Upon passage of the ACA, each state was required to define a number of health insurance related business rules, including the development of a definition of a "small group employer." In New York State, rules were established which defined the term "small group employer" to now mean 2-100 employees. According to the rules, among other restrictions, any employer falling below the 100 employee threshold no longer has the ability to participate in an experienced rated health insurance plan, and must participate in a community rated plan.
In the spring of 2015, updated federal guidance was released about certain elements of the ACA. The guidance clarified the methodology for calculating an "employee count," and further specified that retirees covered under an employer's policy could not be used in the calculation of the total number of employees.
Upon learning of the federal rules, 10 school districts within the BOCES region determined that they would fall under the 100-employee threshold, or could reasonably fall under the threshold in the near future. A professional consultant researched the community rated options. Based upon available data, converting the 10 districts to a community rated plan would increase health insurance premiums significantly, with an estimated aggregate year one cost of $2,297,114.00. This amount represents approximately three times the 2015-2016 tax cap for these districts.
In June of 2015, school districts of the WSWHE BOCES region approached members of the New York State Legislature to seek a legislative solution. Failure to obtain legislation would have required districts to budget for a significant increase in their 2016-2017 budgets (for both active employee and retiree health insurance).
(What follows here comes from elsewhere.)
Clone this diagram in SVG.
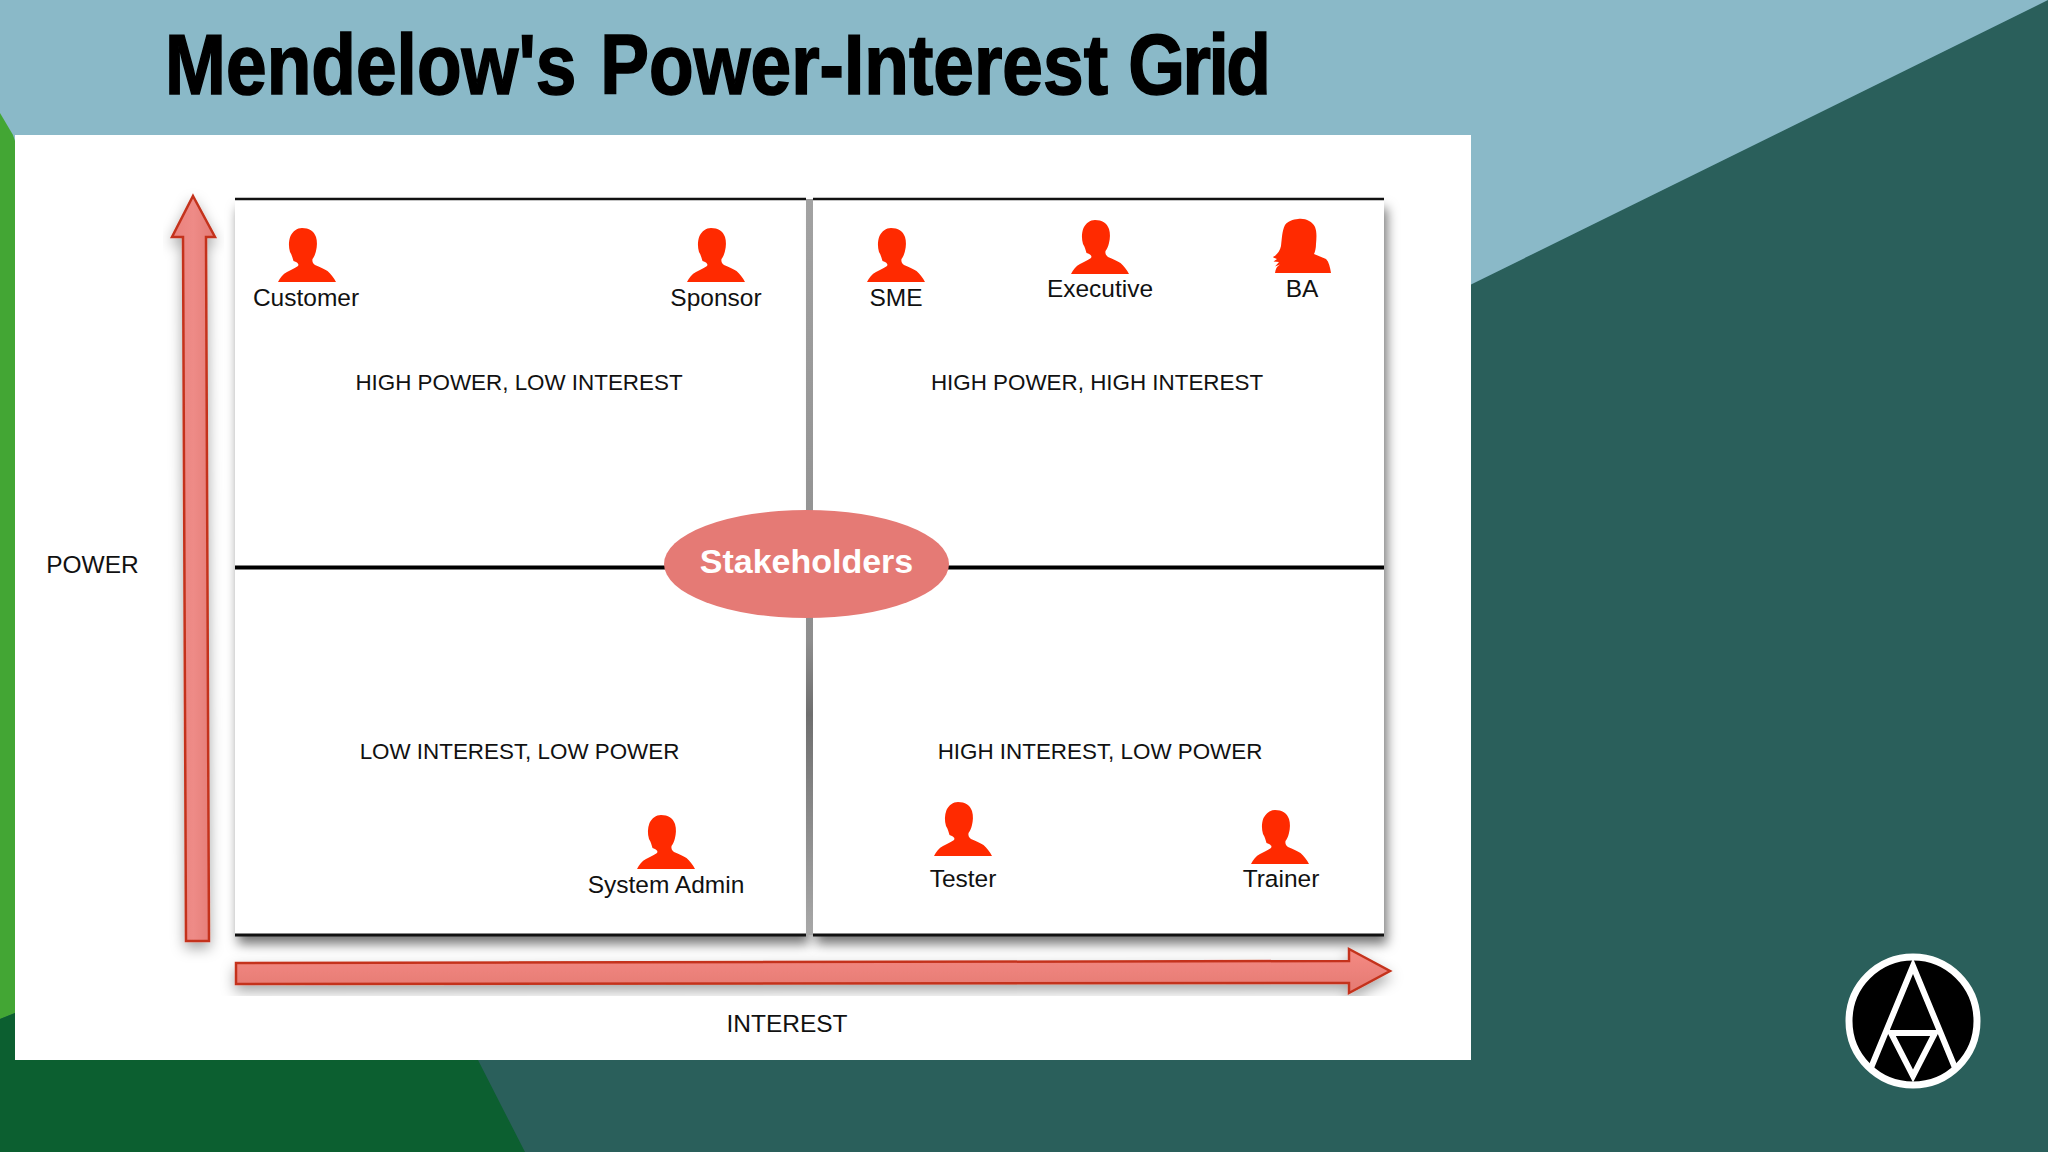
<svg xmlns="http://www.w3.org/2000/svg" width="2048" height="1152" viewBox="0 0 2048 1152">
<style>
text{font-family:"Liberation Sans",Arial,sans-serif;fill:#111;text-anchor:middle}
.n{font-size:24.500px}
.q{font-size:22.400px}
.a{font-size:24.500px}
.arrow{stroke:#c4331c;stroke-width:2.5;stroke-linejoin:miter}
.p{fill:#ff2a00}
.l{fill:none;stroke:#fff;stroke-width:6;stroke-linejoin:miter}
</style>
<defs>
<linearGradient id="gv" x1="0" x2="1" y1="0" y2="0"><stop offset="0" stop-color="#ea827d"/><stop offset=".5" stop-color="#ee8b87"/><stop offset="1" stop-color="#e37a74"/></linearGradient>
<linearGradient id="gh" x1="0" x2="0" y1="0" y2="1"><stop offset="0" stop-color="#f58a83"/><stop offset="1" stop-color="#e47a73"/></linearGradient>
<linearGradient id="gap" x1="0" x2="0" y1="0" y2="1"><stop offset="0" stop-color="#a2a2a2"/><stop offset=".6" stop-color="#8e8e8e"/><stop offset=".7" stop-color="#6f6f6f"/><stop offset="1" stop-color="#a8a8a8"/></linearGradient>
<filter id="s1" x="-5%" y="-5%" width="110%" height="110%"><feDropShadow dx="3" dy="9" stdDeviation="6" flood-color="#000" flood-opacity=".55"/></filter>
<filter id="s2" x="-20%" y="-5%" width="140%" height="110%"><feDropShadow dx="0" dy="6" stdDeviation="7" flood-color="#000" flood-opacity=".35"/></filter>
<clipPath id="lc"><circle cx="1913" cy="1021" r="62"/></clipPath>
<symbol id="man" viewBox="0 0 58 54" overflow="visible">
<path d="M24 0C31 0 36 3 38 9C39.500 14 39 19 38 23C37 27 36 29 34.500 31C34 33.500 35 35.500 37 37C42 39 46 41 49.500 43C53 46 56 50 58 54L0 54C2 50 5 46 9 44C13 42 17 40 20 38C21.500 36 19 34 15.500 33C14.500 30 14 27 12 24C10.500 19 10.500 13 12.500 8C15 3 19 0 24 0Z"/>
</symbol>
<symbol id="woman" viewBox="0 0 57 54" overflow="visible">
<path d="M24 0C31 -1 38 2 41 8C43 13 42.500 19 42 25C42 29 41 33 40 35C44 37 48 38 52 40C55 43 56 48 57 54L1 54C1.500 50 3 47 6 45.500L1 47.500L5 43L-.5 42.500L3 40C0 39 -1 38 -1 38C3 36 6 32 7 27C8 19 8 12 11 6C14 2 19 .5 24 0Z"/>
</symbol>
</defs>

<g id="background">
<rect width="2048" height="1152" fill="#2a5f5b"/>
<polygon points="0,0 2048,0 1470,285 1470,136 15,136 15,145 0,145" fill="#8ab9c8"/>
<polygon points="0,113 13,135 15,141 15,1013 0,1019" fill="#43a634"/>
<polygon points="0,1019 15,1013 15,1060 478,1060 525,1152 0,1152" fill="#0c5f30"/>
<rect x="15" y="135" width="1456" height="925" fill="#fff"/>
</g>

<text id="title" transform="scale(.86,1)" y="94" stroke="#000" stroke-width="1.600" style="font-size:85px;font-weight:bold;fill:#000;text-anchor:start"><tspan x="192">Mendelow's </tspan><tspan x="698">Power-Interest </tspan><tspan x="1312" letter-spacing="-3">Grid</tspan></text>

<g id="quadrants">
<rect id="q-left" x="235" y="199" width="571" height="736" fill="#fff" filter="url(#s1)"/>
<rect id="q-right" x="813" y="199" width="571" height="736" fill="#fff" filter="url(#s1)"/>
<rect x="806" y="199" width="7" height="736" fill="url(#gap)"/>
</g>

<g id="connectors">
<path d="M235 199H806M813 199H1384" stroke="#111" stroke-width="2.500" fill="none"/>
<path d="M235 935H806M813 935H1384" stroke="#111" stroke-width="3" fill="none"/>
<path d="M235 567.500H1384" stroke="#000" stroke-width="4" fill="none"/>
<polygon id="arrow-power" class="arrow" fill="url(#gv)" filter="url(#s2)" points="193,196 215,237 206,237 209,941 186,941 183,237 172,237"/>
<polygon id="arrow-interest" class="arrow" fill="url(#gh)" filter="url(#s2)" points="236,963 1349,961 1349,949 1390,971 1349,993 1349,983 236,984"/>
</g>

<g id="node-stakeholders">
<ellipse cx="806.500" cy="564" rx="142.500" ry="54" fill="#e57a75"/>
<text x="806.500" y="573" style="font-size:34px;font-weight:bold;fill:#fff">Stakeholders</text>
</g>

<g id="node-customer"><use href="#man" class="p" x="278" y="228" width="58" height="54"/><text class="n" x="306" y="306">Customer</text></g>
<g id="node-sponsor"><use href="#man" class="p" x="687" y="228" width="58" height="54"/><text class="n" x="716" y="306">Sponsor</text></g>
<g id="node-sme"><use href="#man" class="p" x="867" y="228" width="58" height="54"/><text class="n" x="896" y="306">SME</text></g>
<g id="node-executive"><use href="#man" class="p" x="1071" y="220" width="58" height="54"/><text class="n" x="1100" y="297">Executive</text></g>
<g id="node-ba"><use href="#woman" class="p" x="1274" y="219" width="57" height="54"/><text class="n" x="1302" y="297">BA</text></g>
<g id="node-system-admin"><use href="#man" class="p" x="637" y="815" width="58" height="54"/><text class="n" x="666" y="893">System Admin</text></g>
<g id="node-tester"><use href="#man" class="p" x="934" y="802" width="58" height="54"/><text class="n" x="963" y="887">Tester</text></g>
<g id="node-trainer"><use href="#man" class="p" x="1251" y="810" width="58" height="54"/><text class="n" x="1281" y="887">Trainer</text></g>

<g id="quadrant-labels">
<text class="q" x="519" y="390">HIGH POWER, LOW INTEREST</text>
<text class="q" x="1097" y="390">HIGH POWER, HIGH INTEREST</text>
<text class="q" x="519.500" y="759">LOW INTEREST, LOW POWER</text>
<text class="q" x="1100" y="759">HIGH INTEREST, LOW POWER</text>
</g>
<text id="label-power" class="a" x="92.500" y="573">POWER</text>
<text id="label-interest" class="a" x="787" y="1032">INTEREST</text>

<g id="logo">
<circle cx="1913" cy="1021" r="64" fill="#000" stroke="#fff" stroke-width="7"/>
<g clip-path="url(#lc)">
<path class="l" d="M1868 1075L1913 966L1958 1075"/>
<path class="l" d="M1891 1033H1935L1913 1076Z"/>
</g>
</g>
</svg>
Working with the area superintendents, members of the New York State Legislature from both parties worked diligently to draft and pass Bills to postpone the impact of the current law for a period of two years. The Bills were recently signed into law by Governor Andrew Cuomo.
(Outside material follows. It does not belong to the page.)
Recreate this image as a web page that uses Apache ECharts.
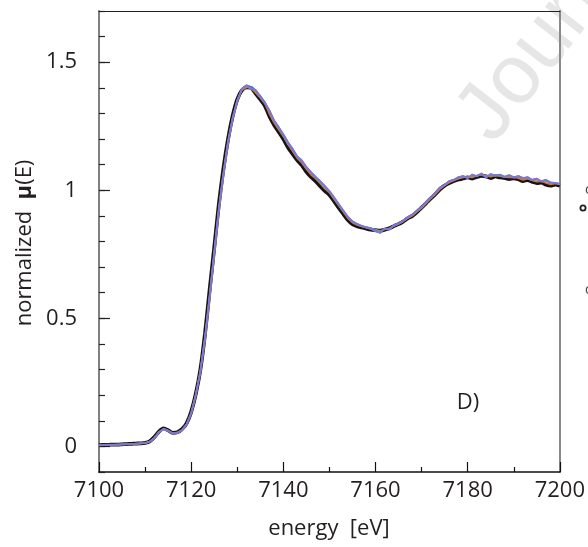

Hartford Central School District Superintendent Andrew Cook, served as Chairman for the Affordable Care Act sub-committee within the larger WSWHE BOCES Advocacy. Mr. Cook
stated, "The passing of Chapters 588 and 589 of the Laws of 2015 was a major victory for the small school districts in New York State. Our representatives heard our pleas and fought on our behalf to allow school districts to remain in their experience-based health care consortium. If these bills were not passed, approximately 10 districts in the BOCES and over 125 districts statewide would be forced into a community-rated plan and see a substantial increase in their health care costs. We are very grateful to our representatives and Governor Cuomo for their support."